For its part, the church is increasingly trying to play an independent political role. Many church figures view the "liberal West" as an enemy, so they are naturally upset by the pro-Western orientation of President Mikheil Saakashvili.
Some clerics have openly encouraged congregations to oppose the authorities. The patriarch himself has been more cautious, but he occasionally makes comments that are viewed as unpleasant by the government.
The political opposition sees the church as a potential ally. This bothers the government, although officials have refrained from engaging church figures in public and continue to subsidize the Orthodox Church from the state budget.
Agreement With Turkey A Flashpoint
But it appears this simmering discord is becoming more difficult to contain. A proposed agreement between Georgia and Turkey on the issue of preserving religious monuments in the two countries is becoming an important divisive issue.
There are several medieval Christian churches in Turkey that are considered important examples of Georgian culture. If they are not renovated in time, they may be lost forever.
In exchange, the Turkish government is seeking the right to restore three mosques and to build a fourth to replace a mosque in Batumi that was destroyed during the Soviet period.
A similar agreement was drawn up three years ago, but a last-minute veto from the patriarch scuttled the signing. At that time, the government, frightened by a wave of opposition-led mass demonstrations, didn't dare to go against the church's wishes. In fact, the scrapped agreement was not even discussed in public.
A New Mosque In Batumi?
According to some sources, the stumbling block was the mosque in Batumi, the capital of the Ajara region. This region has autonomous status, primarily because of its religious identity as the place where many of Georgia’s Muslims live. Since it is now populated by a mix of Christians and Muslims, the topic of building a mosque is sensitive. With the opposition adopting a conservative religious and nationalist stance, the government felt it was best not to touch on this sore point and silently retreated.

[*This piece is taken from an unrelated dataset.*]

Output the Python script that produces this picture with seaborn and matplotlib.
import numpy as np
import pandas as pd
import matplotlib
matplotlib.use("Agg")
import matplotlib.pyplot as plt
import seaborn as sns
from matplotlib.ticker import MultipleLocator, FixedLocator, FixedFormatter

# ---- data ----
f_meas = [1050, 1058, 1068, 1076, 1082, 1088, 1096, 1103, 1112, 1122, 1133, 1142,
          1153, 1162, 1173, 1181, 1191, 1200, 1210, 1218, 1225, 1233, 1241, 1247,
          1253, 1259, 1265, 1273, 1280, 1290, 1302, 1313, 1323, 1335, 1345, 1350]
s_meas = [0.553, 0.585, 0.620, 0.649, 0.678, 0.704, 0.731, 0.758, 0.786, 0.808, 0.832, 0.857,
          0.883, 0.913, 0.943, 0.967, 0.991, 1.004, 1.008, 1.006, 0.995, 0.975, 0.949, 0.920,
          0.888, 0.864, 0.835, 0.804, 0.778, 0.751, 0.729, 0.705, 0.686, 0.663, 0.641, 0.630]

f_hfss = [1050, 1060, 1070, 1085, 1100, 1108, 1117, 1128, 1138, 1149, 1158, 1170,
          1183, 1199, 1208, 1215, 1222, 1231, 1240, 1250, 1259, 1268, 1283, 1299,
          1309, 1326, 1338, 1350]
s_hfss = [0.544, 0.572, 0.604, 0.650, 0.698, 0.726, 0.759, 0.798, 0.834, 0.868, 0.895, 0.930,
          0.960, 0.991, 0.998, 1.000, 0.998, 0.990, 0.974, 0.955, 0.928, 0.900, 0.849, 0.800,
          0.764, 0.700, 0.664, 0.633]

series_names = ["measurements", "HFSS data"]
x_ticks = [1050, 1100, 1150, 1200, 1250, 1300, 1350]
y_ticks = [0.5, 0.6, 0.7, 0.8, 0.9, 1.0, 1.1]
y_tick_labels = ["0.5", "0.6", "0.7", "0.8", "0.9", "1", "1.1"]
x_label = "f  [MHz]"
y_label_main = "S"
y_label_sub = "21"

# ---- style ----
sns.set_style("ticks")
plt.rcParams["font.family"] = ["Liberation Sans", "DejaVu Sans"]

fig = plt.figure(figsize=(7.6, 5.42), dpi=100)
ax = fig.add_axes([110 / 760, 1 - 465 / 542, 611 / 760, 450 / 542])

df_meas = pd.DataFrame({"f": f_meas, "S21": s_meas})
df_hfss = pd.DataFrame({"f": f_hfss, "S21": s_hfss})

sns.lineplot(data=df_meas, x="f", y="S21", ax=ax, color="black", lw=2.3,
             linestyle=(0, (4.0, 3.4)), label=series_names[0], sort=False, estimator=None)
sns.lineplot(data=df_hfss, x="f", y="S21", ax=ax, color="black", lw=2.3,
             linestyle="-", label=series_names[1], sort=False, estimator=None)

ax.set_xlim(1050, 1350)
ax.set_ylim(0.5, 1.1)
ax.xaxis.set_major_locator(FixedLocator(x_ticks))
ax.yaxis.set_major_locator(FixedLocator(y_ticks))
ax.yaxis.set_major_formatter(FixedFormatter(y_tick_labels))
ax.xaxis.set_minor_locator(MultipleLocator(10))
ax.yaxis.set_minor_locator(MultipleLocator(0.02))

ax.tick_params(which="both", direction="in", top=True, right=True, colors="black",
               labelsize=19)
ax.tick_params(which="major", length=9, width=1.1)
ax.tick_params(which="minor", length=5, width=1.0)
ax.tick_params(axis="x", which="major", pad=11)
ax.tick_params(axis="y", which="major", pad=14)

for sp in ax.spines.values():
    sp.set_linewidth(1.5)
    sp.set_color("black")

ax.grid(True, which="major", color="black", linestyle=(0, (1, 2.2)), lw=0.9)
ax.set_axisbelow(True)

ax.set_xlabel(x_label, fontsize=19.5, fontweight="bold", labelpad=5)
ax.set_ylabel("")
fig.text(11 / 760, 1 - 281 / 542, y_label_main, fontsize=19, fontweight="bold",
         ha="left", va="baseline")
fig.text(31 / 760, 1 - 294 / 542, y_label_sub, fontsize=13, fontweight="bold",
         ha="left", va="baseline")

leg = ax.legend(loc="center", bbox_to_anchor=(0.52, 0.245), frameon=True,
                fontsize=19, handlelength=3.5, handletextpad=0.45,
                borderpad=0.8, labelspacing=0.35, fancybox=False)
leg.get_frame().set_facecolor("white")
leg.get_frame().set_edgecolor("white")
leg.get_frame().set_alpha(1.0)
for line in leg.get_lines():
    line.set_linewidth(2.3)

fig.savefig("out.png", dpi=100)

But now the government is working with Turkey on a new version of the accord. This time around everything is going on in the open. The church has been informed that its opinion will be heard, but it has no right of veto.
For its part, the church has already twice, on January 18 and February 4, made statements criticizing a bilateral accord with Turkey and insisting that the church play an active role in negotiations. Government officials politely, but firmly said the church will be consulted at the proper time.

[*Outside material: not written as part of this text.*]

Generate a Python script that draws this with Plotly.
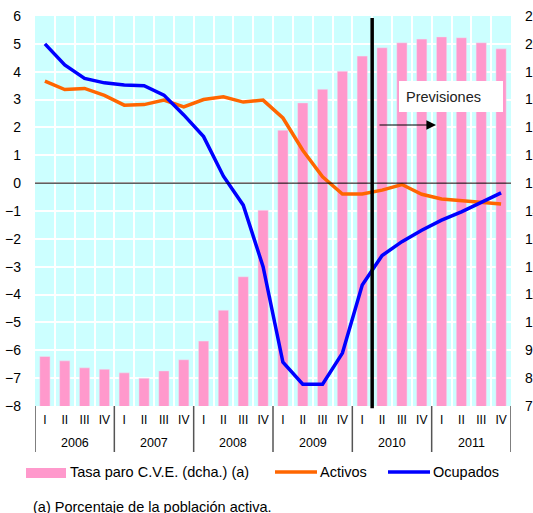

Naturally, the opposition has taken up the issue. Ajara's representative in the Republican Party (which claims to be the most liberal in Georgia) came out against the draft agreement, arguing that building a new mosque in Batumi would inflame tensions between Christians and Muslims.

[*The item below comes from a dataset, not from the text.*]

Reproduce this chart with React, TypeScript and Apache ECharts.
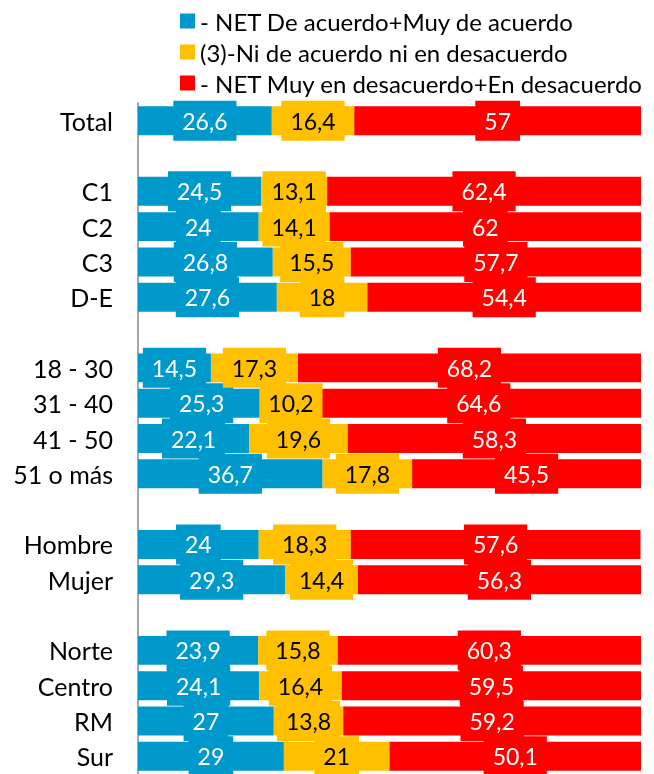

Supporters of the agreement have a powerful argument: opposing it means condemning several classical monuments of Georgian architecture to destruction. They point out that since the last agreement was scotched in 2008, the cupola of one of the churches in Turkey has collapsed. And now the Oshki Cathedral is in perilous condition.
‘Muslims Have A Right To Build Mosques’
Saakashvili has become involved in the debate, albeit indirectly. He has made two public statements criticizing those who manipulate the issue of building mosques in Georgia. He declared bluntly that Muslims living in Georgia, both ethnic Georgians such as Ajara residents and ethnic Azeris, have the right to build mosques. Any other policy would mean banning Muslims from living in Georgia, something that Saakashvili said he would not allow.
He criticized "marginal politicians" from the opposition, but it was clear to everyone he was also criticizing far-from-marginal clerical circles.
Will the government muster the will to stay the course? It is not only the fate of the four medieval churches at stake, but also the balance of power between the state and the Orthodox Church. In other words, a balance between the secular, civic nationalism of the type represented by Saakashvili's government and an ethno-religious-cultural nationalism increasingly coalescing around the church.
Ghia Nodia is professor of politics at Ilia State University. The views expressed in this commentary are the author's own and do not necessarily reflect those of RFE/RL.